_Task objective:_ Copy each line exactly. Drop every picture.

● ● ●

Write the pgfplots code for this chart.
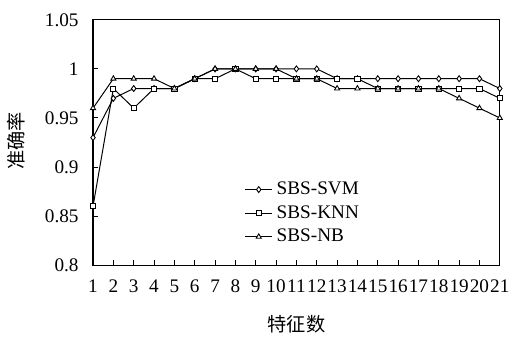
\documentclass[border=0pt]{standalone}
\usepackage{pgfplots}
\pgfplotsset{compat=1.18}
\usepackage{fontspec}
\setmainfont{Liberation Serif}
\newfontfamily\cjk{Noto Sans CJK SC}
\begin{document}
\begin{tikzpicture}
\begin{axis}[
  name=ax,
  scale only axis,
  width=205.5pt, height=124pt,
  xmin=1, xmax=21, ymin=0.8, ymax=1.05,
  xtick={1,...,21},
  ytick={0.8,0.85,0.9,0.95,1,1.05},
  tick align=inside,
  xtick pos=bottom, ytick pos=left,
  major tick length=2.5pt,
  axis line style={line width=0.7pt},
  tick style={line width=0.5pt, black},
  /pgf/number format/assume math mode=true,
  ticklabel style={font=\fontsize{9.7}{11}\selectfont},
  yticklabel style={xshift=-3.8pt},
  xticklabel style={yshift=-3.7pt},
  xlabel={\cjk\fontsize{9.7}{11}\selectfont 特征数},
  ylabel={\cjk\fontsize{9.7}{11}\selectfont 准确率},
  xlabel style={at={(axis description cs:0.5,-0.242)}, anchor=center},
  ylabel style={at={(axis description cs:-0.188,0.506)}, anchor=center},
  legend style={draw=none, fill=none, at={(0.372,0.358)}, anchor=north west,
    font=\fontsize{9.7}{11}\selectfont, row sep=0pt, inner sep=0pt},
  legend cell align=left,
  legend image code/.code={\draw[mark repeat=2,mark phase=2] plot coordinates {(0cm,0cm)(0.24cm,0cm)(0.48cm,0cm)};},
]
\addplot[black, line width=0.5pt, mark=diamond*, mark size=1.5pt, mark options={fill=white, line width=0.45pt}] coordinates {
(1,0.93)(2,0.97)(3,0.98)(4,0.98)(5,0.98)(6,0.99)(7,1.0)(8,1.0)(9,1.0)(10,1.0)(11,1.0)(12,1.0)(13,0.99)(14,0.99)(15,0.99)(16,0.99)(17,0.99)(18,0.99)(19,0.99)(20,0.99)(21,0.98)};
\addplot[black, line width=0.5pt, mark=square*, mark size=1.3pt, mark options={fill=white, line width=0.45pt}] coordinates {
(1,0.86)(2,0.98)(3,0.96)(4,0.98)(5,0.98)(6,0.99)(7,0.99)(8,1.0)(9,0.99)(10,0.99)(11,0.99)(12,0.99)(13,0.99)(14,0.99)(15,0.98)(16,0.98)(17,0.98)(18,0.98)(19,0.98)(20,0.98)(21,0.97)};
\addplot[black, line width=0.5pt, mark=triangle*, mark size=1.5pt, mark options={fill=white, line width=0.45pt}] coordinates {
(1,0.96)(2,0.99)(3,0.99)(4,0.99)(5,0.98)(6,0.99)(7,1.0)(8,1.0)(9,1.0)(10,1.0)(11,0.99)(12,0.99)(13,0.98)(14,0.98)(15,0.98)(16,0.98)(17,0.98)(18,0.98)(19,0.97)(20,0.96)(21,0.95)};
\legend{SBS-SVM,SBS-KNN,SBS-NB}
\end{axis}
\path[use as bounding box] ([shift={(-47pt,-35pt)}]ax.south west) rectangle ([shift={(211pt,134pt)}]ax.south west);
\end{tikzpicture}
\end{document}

● ● ●

_Solution:_
Write the pgfplots code for this chart.
\documentclass[border=0pt]{standalone}
\usepackage{pgfplots}
\pgfplotsset{compat=1.18}
\usepackage{fontspec}
\setmainfont{Liberation Serif}
\newfontfamily\cjk{Noto Sans CJK SC}
\begin{document}
\begin{tikzpicture}
\begin{axis}[
  name=ax,
  scale only axis,
  width=205.5pt, height=124pt,
  xmin=1, xmax=21, ymin=0.8, ymax=1.05,
  xtick={1,...,21},
  ytick={0.8,0.85,0.9,0.95,1,1.05},
  tick align=inside,
  xtick pos=bottom, ytick pos=left,
  major tick length=2.5pt,
  axis line style={line width=0.7pt},
  tick style={line width=0.5pt, black},
  /pgf/number format/assume math mode=true,
  ticklabel style={font=\fontsize{9.7}{11}\selectfont},
  yticklabel style={xshift=-3.8pt},
  xticklabel style={yshift=-3.7pt},
  xlabel={\cjk\fontsize{9.7}{11}\selectfont 特征数},
  ylabel={\cjk\fontsize{9.7}{11}\selectfont 准确率},
  xlabel style={at={(axis description cs:0.5,-0.242)}, anchor=center},
  ylabel style={at={(axis description cs:-0.188,0.506)}, anchor=center},
  legend style={draw=none, fill=none, at={(0.372,0.358)}, anchor=north west,
    font=\fontsize{9.7}{11}\selectfont, row sep=0pt, inner sep=0pt},
  legend cell align=left,
  legend image code/.code={\draw[mark repeat=2,mark phase=2] plot coordinates {(0cm,0cm)(0.24cm,0cm)(0.48cm,0cm)};},
]
\addplot[black, line width=0.5pt, mark=diamond*, mark size=1.5pt, mark options={fill=white, line width=0.45pt}] coordinates {
(1,0.93)(2,0.97)(3,0.98)(4,0.98)(5,0.98)(6,0.99)(7,1.0)(8,1.0)(9,1.0)(10,1.0)(11,1.0)(12,1.0)(13,0.99)(14,0.99)(15,0.99)(16,0.99)(17,0.99)(18,0.99)(19,0.99)(20,0.99)(21,0.98)};
\addplot[black, line width=0.5pt, mark=square*, mark size=1.3pt, mark options={fill=white, line width=0.45pt}] coordinates {
(1,0.86)(2,0.98)(3,0.96)(4,0.98)(5,0.98)(6,0.99)(7,0.99)(8,1.0)(9,0.99)(10,0.99)(11,0.99)(12,0.99)(13,0.99)(14,0.99)(15,0.98)(16,0.98)(17,0.98)(18,0.98)(19,0.98)(20,0.98)(21,0.97)};
\addplot[black, line width=0.5pt, mark=triangle*, mark size=1.5pt, mark options={fill=white, line width=0.45pt}] coordinates {
(1,0.96)(2,0.99)(3,0.99)(4,0.99)(5,0.98)(6,0.99)(7,1.0)(8,1.0)(9,1.0)(10,1.0)(11,0.99)(12,0.99)(13,0.98)(14,0.98)(15,0.98)(16,0.98)(17,0.98)(18,0.98)(19,0.97)(20,0.96)(21,0.95)};
\legend{SBS-SVM,SBS-KNN,SBS-NB}
\end{axis}
\path[use as bounding box] ([shift={(-47pt,-35pt)}]ax.south west) rectangle ([shift={(211pt,134pt)}]ax.south west);
\end{tikzpicture}
\end{document}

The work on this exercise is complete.